JOB:
Return the listing below exactly, with the pictures dropped.

INFORMATION SUPPLIED:
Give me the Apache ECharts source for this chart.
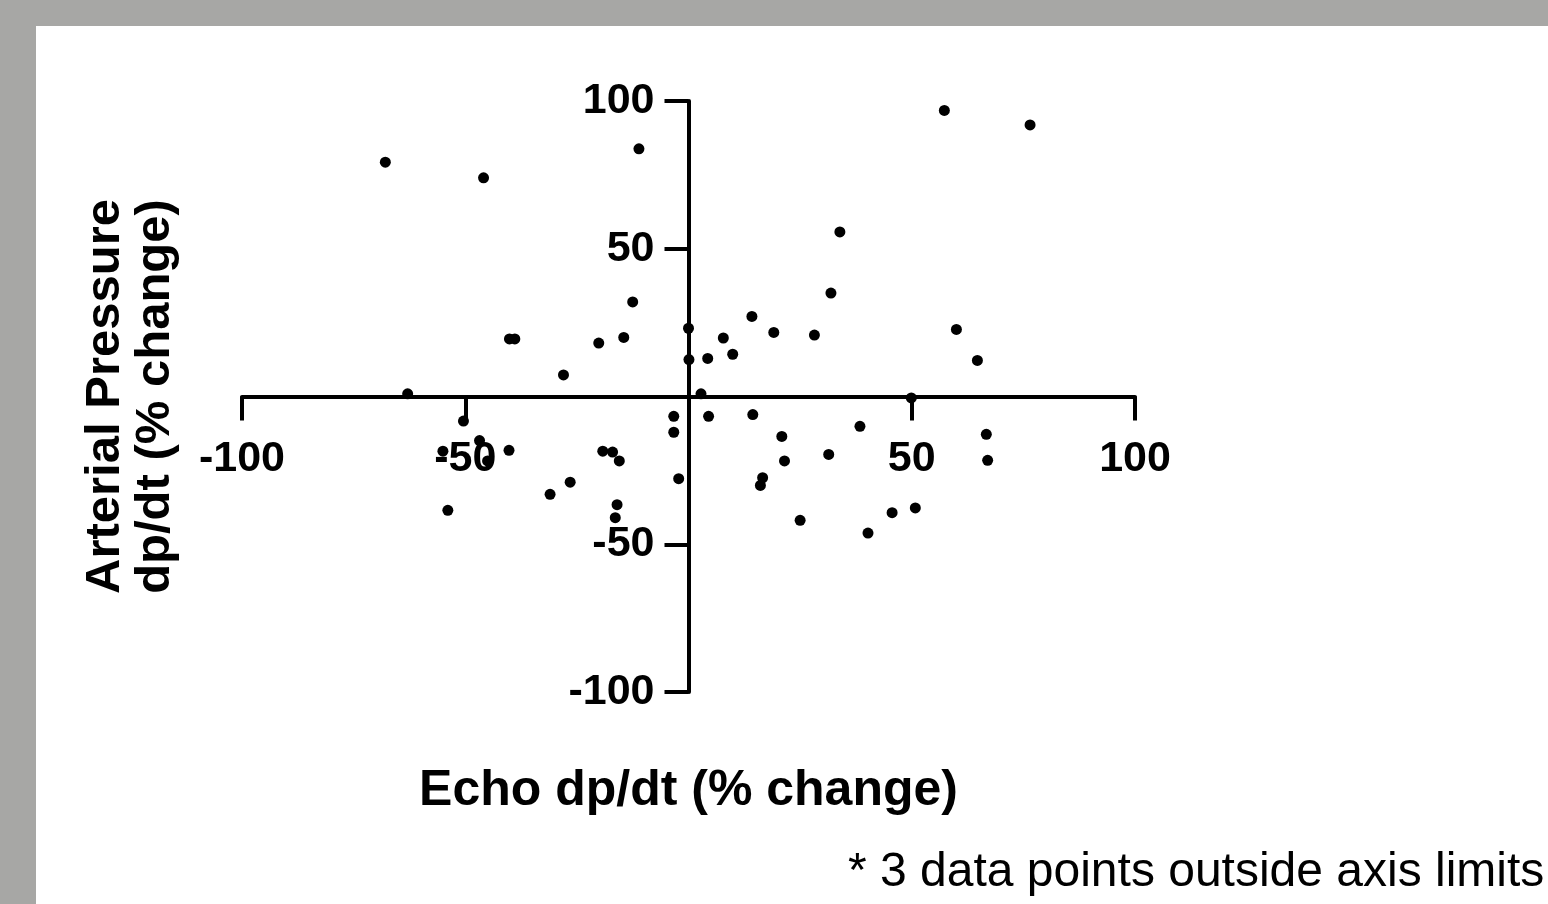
<!DOCTYPE html>
<html>
<head>
<meta charset="utf-8">
<script src="https://cdn.jsdelivr.net/npm/echarts@6/dist/echarts.min.js"></script>
<style>
  html, body { margin: 0; padding: 0; width: 1548px; height: 904px; background: #a7a7a5; overflow: hidden; }
  #chart { position: absolute; left: 36px; top: 26px; width: 1512px; height: 878px; background: #ffffff; }
</style>
</head>
<body>
<div id="chart"></div>
<script>
// Echo dp/dt (% change)
const xValues = [-67.9, -45.9, -11.1, -12.5, 0.0, -40.1, -38.9, -20.1, -14.5, -28.0,
  0.1, 4.3, -62.9, 2.8, 57.3, 76.5, 33.9, 31.9, 14.2, 19.1,
  28.2, 7.8, 9.9, 60.0, 64.7, 49.9, -50.4, -46.8, -55.0, -45.0,
  -40.2, -19.2, -17.0, -15.5, -26.5, -31.0, -16.0, -16.4, -53.9, -3.3,
  -3.3, -2.2, 4.5, 14.4, 20.9, 21.5, 31.4, 38.4, 16.6, 16.1,
  25.0, 40.2, 45.6, 50.8, 66.7, 67.0];
// Arterial Pressure dp/dt (% change)
const yValues = [79.3, 74.0, 83.8, 32.0, 23.1, 19.5, 19.5, 18.1, 20.0, 7.3,
  12.5, 12.9, 0.9, 0.9, 96.8, 91.9, 55.7, 35.0, 27.1, 21.7,
  20.8, 19.8, 14.3, 22.7, 12.2, -0.5, -8.3, -14.9, -18.5, -21.8,
  -18.2, -18.5, -18.8, -21.8, -29.0, -33.1, -36.6, -41.0, -38.5, -6.7,
  -12.1, -27.8, -6.7, -6.1, -13.5, -21.8, -19.6, -10.1, -27.5, -30.1,
  -41.9, -46.2, -39.3, -37.7, -12.8, -21.6];
const xTicks = [-100, -50, 50, 100];
const yTicks = [-100, -50, 50, 100];
const xTitle = 'Echo dp/dt (% change)';
const yTitle = 'Arterial Pressure\ndp/dt (% change)';
const footnote = '* 3 data points outside axis limits';

const points = xValues.map((x, i) => [x, yValues[i]]);
const font = '"Liberation Sans", Arial, Helvetica, sans-serif';

// grid geometry (inside the 1512x878 white panel)
const gridLeft = 206, gridRight = 413, gridTop = 75, gridBottom = 212;
const gridW = 1512 - gridLeft - gridRight;   // 893
const gridH = 878 - gridTop - gridBottom;    // 591
// shift axes so they cross at (0,0)
const xAxisOffset = -gridH * (0 - (-100)) / 200;
const yAxisOffset = -gridW * (0 - (-100)) / 200;

const chart = echarts.init(document.getElementById('chart'), null, { renderer: 'canvas' });
chart.setOption({
  animation: false,
  backgroundColor: '#ffffff',
  grid: { left: gridLeft, right: gridRight, top: gridTop, bottom: gridBottom, containLabel: false, outerBoundsMode: 'none' },
  xAxis: {
    type: 'value', min: -100, max: 100, interval: 50,
    position: 'bottom', offset: xAxisOffset,
    name: xTitle, nameLocation: 'middle', nameGap: 370,
    nameTextStyle: { fontFamily: font, fontWeight: 'bold', fontSize: 50, color: '#000' },
    axisLine: { onZero: false, lineStyle: { color: '#000', width: 4 } },
    axisTick: { show: true, length: 24, lineStyle: { color: '#000', width: 4 } },
    axisLabel: {
      margin: 41, color: '#000', fontFamily: font, fontWeight: 'bold', fontSize: 43,
      formatter: v => (xTicks.indexOf(v) >= 0 ? String(v) : '')
    },
    splitLine: { show: false }
  },
  yAxis: {
    type: 'value', min: -100, max: 100, interval: 50,
    position: 'left', offset: yAxisOffset,
    name: yTitle, nameLocation: 'middle', nameGap: 508, nameRotate: 90,
    nameTextStyle: { fontFamily: font, fontWeight: 'bold', fontSize: 49, color: '#000', lineHeight: 50, align: 'center' },
    axisLine: { onZero: false, lineStyle: { color: '#000', width: 4 } },
    axisTick: { show: true, length: 24, lineStyle: { color: '#000', width: 4 } },
    axisLabel: {
      margin: 34, color: '#000', fontFamily: font, fontWeight: 'bold', fontSize: 43,
      formatter: v => (yTicks.indexOf(v) >= 0 ? String(v) : '')
    },
    splitLine: { show: false }
  },
  graphic: [{
    type: 'text', left: 812, top: 823,
    style: { text: footnote, fill: '#000', font: '48px ' + font }
  }],
  series: [{
    type: 'scatter', data: points, symbol: 'circle', symbolSize: 11,
    itemStyle: { color: '#000', opacity: 1 }, z: 5
  }]
});
</script>
</body>
</html>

RESULT FOR THIS TASK:
Give me the Apache ECharts source for this chart.
<!DOCTYPE html>
<html>
<head>
<meta charset="utf-8">
<script src="https://cdn.jsdelivr.net/npm/echarts@6/dist/echarts.min.js"></script>
<style>
  html, body { margin: 0; padding: 0; width: 1548px; height: 904px; background: #a7a7a5; overflow: hidden; }
  #chart { position: absolute; left: 36px; top: 26px; width: 1512px; height: 878px; background: #ffffff; }
</style>
</head>
<body>
<div id="chart"></div>
<script>
// Echo dp/dt (% change)
const xValues = [-67.9, -45.9, -11.1, -12.5, 0.0, -40.1, -38.9, -20.1, -14.5, -28.0,
  0.1, 4.3, -62.9, 2.8, 57.3, 76.5, 33.9, 31.9, 14.2, 19.1,
  28.2, 7.8, 9.9, 60.0, 64.7, 49.9, -50.4, -46.8, -55.0, -45.0,
  -40.2, -19.2, -17.0, -15.5, -26.5, -31.0, -16.0, -16.4, -53.9, -3.3,
  -3.3, -2.2, 4.5, 14.4, 20.9, 21.5, 31.4, 38.4, 16.6, 16.1,
  25.0, 40.2, 45.6, 50.8, 66.7, 67.0];
// Arterial Pressure dp/dt (% change)
const yValues = [79.3, 74.0, 83.8, 32.0, 23.1, 19.5, 19.5, 18.1, 20.0, 7.3,
  12.5, 12.9, 0.9, 0.9, 96.8, 91.9, 55.7, 35.0, 27.1, 21.7,
  20.8, 19.8, 14.3, 22.7, 12.2, -0.5, -8.3, -14.9, -18.5, -21.8,
  -18.2, -18.5, -18.8, -21.8, -29.0, -33.1, -36.6, -41.0, -38.5, -6.7,
  -12.1, -27.8, -6.7, -6.1, -13.5, -21.8, -19.6, -10.1, -27.5, -30.1,
  -41.9, -46.2, -39.3, -37.7, -12.8, -21.6];
const xTicks = [-100, -50, 50, 100];
const yTicks = [-100, -50, 50, 100];
const xTitle = 'Echo dp/dt (% change)';
const yTitle = 'Arterial Pressure\ndp/dt (% change)';
const footnote = '* 3 data points outside axis limits';

const points = xValues.map((x, i) => [x, yValues[i]]);
const font = '"Liberation Sans", Arial, Helvetica, sans-serif';

// grid geometry (inside the 1512x878 white panel)
const gridLeft = 206, gridRight = 413, gridTop = 75, gridBottom = 212;
const gridW = 1512 - gridLeft - gridRight;   // 893
const gridH = 878 - gridTop - gridBottom;    // 591
// shift axes so they cross at (0,0)
const xAxisOffset = -gridH * (0 - (-100)) / 200;
const yAxisOffset = -gridW * (0 - (-100)) / 200;

const chart = echarts.init(document.getElementById('chart'), null, { renderer: 'canvas' });
chart.setOption({
  animation: false,
  backgroundColor: '#ffffff',
  grid: { left: gridLeft, right: gridRight, top: gridTop, bottom: gridBottom, containLabel: false, outerBoundsMode: 'none' },
  xAxis: {
    type: 'value', min: -100, max: 100, interval: 50,
    position: 'bottom', offset: xAxisOffset,
    name: xTitle, nameLocation: 'middle', nameGap: 370,
    nameTextStyle: { fontFamily: font, fontWeight: 'bold', fontSize: 50, color: '#000' },
    axisLine: { onZero: false, lineStyle: { color: '#000', width: 4 } },
    axisTick: { show: true, length: 24, lineStyle: { color: '#000', width: 4 } },
    axisLabel: {
      margin: 41, color: '#000', fontFamily: font, fontWeight: 'bold', fontSize: 43,
      formatter: v => (xTicks.indexOf(v) >= 0 ? String(v) : '')
    },
    splitLine: { show: false }
  },
  yAxis: {
    type: 'value', min: -100, max: 100, interval: 50,
    position: 'left', offset: yAxisOffset,
    name: yTitle, nameLocation: 'middle', nameGap: 508, nameRotate: 90,
    nameTextStyle: { fontFamily: font, fontWeight: 'bold', fontSize: 49, color: '#000', lineHeight: 50, align: 'center' },
    axisLine: { onZero: false, lineStyle: { color: '#000', width: 4 } },
    axisTick: { show: true, length: 24, lineStyle: { color: '#000', width: 4 } },
    axisLabel: {
      margin: 34, color: '#000', fontFamily: font, fontWeight: 'bold', fontSize: 43,
      formatter: v => (yTicks.indexOf(v) >= 0 ? String(v) : '')
    },
    splitLine: { show: false }
  },
  graphic: [{
    type: 'text', left: 812, top: 823,
    style: { text: footnote, fill: '#000', font: '48px ' + font }
  }],
  series: [{
    type: 'scatter', data: points, symbol: 'circle', symbolSize: 11,
    itemStyle: { color: '#000', opacity: 1 }, z: 5
  }]
});
</script>
</body>
</html>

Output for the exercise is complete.